This of course is why coalitions are fundamentally undemocratic and an abomination in any civilised system. What it means in effect is that an MP needs to vote in a way he or she believes is wrong and damaging to the country, in order to have another MP vote the way he or she wants on another issue (although that other MP believes it to be wrong). This is simply unacceptable. Any candidate who would even consider entering a coalition, is ipso facto unsuitable to be an MP.

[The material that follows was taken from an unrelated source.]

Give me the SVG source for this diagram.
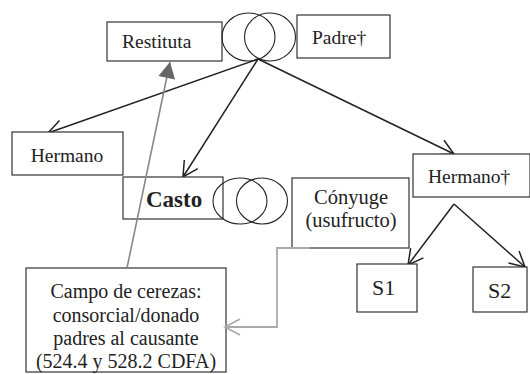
<svg xmlns="http://www.w3.org/2000/svg" width="530" height="374" viewBox="0 0 530 374">
<style>
.box{fill:#fff;stroke:#333;stroke-width:1.2}
.ring{fill:none;stroke:#222;stroke-width:1.1}
.t{font-family:"Liberation Serif","Times New Roman",serif;font-size:19.5px;fill:#222}
.c{text-anchor:middle}
.edge{fill:none;stroke:#222;stroke-width:1.5}
.g1{fill:none;stroke:#888;stroke-width:1.6}
.g2{fill:none;stroke:#aaa;stroke-width:1.8}
</style>
<defs>
<marker id="open" viewBox="0 0 20 20" refX="18" refY="10" markerWidth="20" markerHeight="20" markerUnits="userSpaceOnUse" orient="auto">
<path d="M3,2 L18,10 L3,18" fill="none" stroke="#222" stroke-width="1.5"/>
</marker>
<marker id="opengray" viewBox="0 0 20 20" refX="18" refY="10" markerWidth="20" markerHeight="20" markerUnits="userSpaceOnUse" orient="auto">
<path d="M3,2 L18,10 L3,18" fill="none" stroke="#aaa" stroke-width="1.8"/>
</marker>
<marker id="fill" viewBox="0 0 20 20" refX="18" refY="10" markerWidth="20" markerHeight="20" markerUnits="userSpaceOnUse" orient="auto">
<path d="M2,1.5 L18,10 L2,18.5 Z" fill="#666" stroke="none"/>
</marker>
</defs>
<g id="connectors">
<line class="edge" x1="258" y1="59" x2="48" y2="133" marker-end="url(#open)"/>
<line class="edge" x1="258" y1="59" x2="183" y2="177" marker-end="url(#open)"/>
<line class="edge" x1="258" y1="59" x2="454" y2="154" marker-end="url(#open)"/>
<line class="edge" x1="454" y1="204" x2="408" y2="265" marker-end="url(#open)"/>
<line class="edge" x1="454" y1="204" x2="525" y2="267" marker-end="url(#open)"/>
</g>
<g id="restituta"><rect class="box" x="107" y="22" width="115" height="39"/><text class="t" x="122" y="48">Restituta</text></g>
<g id="padre"><rect class="box" x="297" y="15" width="93" height="43"/><text class="t" x="312" y="44">Padre†</text></g>
<g id="matrimonio-padres"><ellipse class="ring" cx="248.5" cy="37" rx="26.5" ry="24"/><ellipse class="ring" cx="270" cy="37" rx="25.5" ry="24"/></g>
<g id="hermano"><rect class="box" x="12" y="132" width="111" height="43"/><text class="t c" x="67" y="162">Hermano</text></g>
<g id="casto"><rect class="box" x="123" y="177" width="100" height="42"/><text class="t" x="146" y="207" style="font-weight:bold;font-size:23px">Casto</text></g>
<g id="matrimonio-casto"><ellipse class="ring" cx="240" cy="201" rx="27" ry="23"/><ellipse class="ring" cx="262" cy="201" rx="25.5" ry="23"/></g>
<g id="conyuge"><rect class="box" x="292" y="178" width="117" height="70"/><text class="t c" x="351" y="204" style="font-size:20.5px">Cónyuge</text><text class="t c" x="351" y="227" style="font-size:20.5px">(usufructo)</text></g>
<g id="hermano2"><rect class="box" x="413" y="154" width="117" height="43"/><text class="t" x="428" y="183">Hermano†</text></g>
<g id="s1"><rect class="box" x="357" y="264" width="60" height="48"/><text class="t" x="372" y="295" style="font-size:22px">S1</text></g>
<g id="s2"><rect class="box" x="473" y="267" width="54" height="45"/><text class="t" x="488" y="298" style="font-size:22px">S2</text></g>
<g id="campo"><rect class="box" x="26" y="268" width="200" height="104"/>
<text class="t c" x="126" y="298" style="font-size:20px">Campo de cerezas:</text>
<text class="t c" x="126" y="322" style="font-size:20px">consorcial/donado</text>
<text class="t c" x="126" y="345" style="font-size:20px">padres al causante</text>
<text class="t c" x="126" y="368" style="font-size:20px">(524.4 y 528.2 CDFA)</text></g>
<g id="connectors-gray">
<line class="g1" x1="127" y1="268" x2="170" y2="62" marker-end="url(#fill)"/>
<polyline class="g2" points="310,248 277,248 277,327 225,327" marker-end="url(#opengray)"/>
</g>
</svg>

MPs vote against their beliefs all the time, within their same party. They don't need to be in a coalition to do it. because they follow a party whip system. A perfect example is that a majority of MPs were not in favour of leaving the EU, yet the vast majority went against their beliefs and voted for it.
Let's take our MP for 2015-2017. The data's all public and easy to read.
http://www.publicwhip.org.uk/mp.php?id=uk.org.publicwhip/member/41020&showall=yes#divisionsOut of 419 votes he took part in, he rebelled from the party line 3 times. That's 0.7% of the time. It seems highly unlikely the other 99.3% of the votes, he believed exactly the party line was spot on. Even in one party there are many beliefs and viewpoints. No. He toed the party line for at least some of those times.
As an aside, an anti-coalition attitude of many in this nation got us to a position where 63.1% of the population didn't vote for the party that formed the government in 2015. It's why the SNP got 4.7% of the vote but got 7.69% of the seats, yet Ukip got 12.6% and got 0.15% of the seats (aka 1). It's why all the power is in a handful of marginal seats, whilst those in safe seats really can do nothing. (And until I moved to Marple, I'd lived all my life in safe seats.)
Our voting system is not a fair one by any means.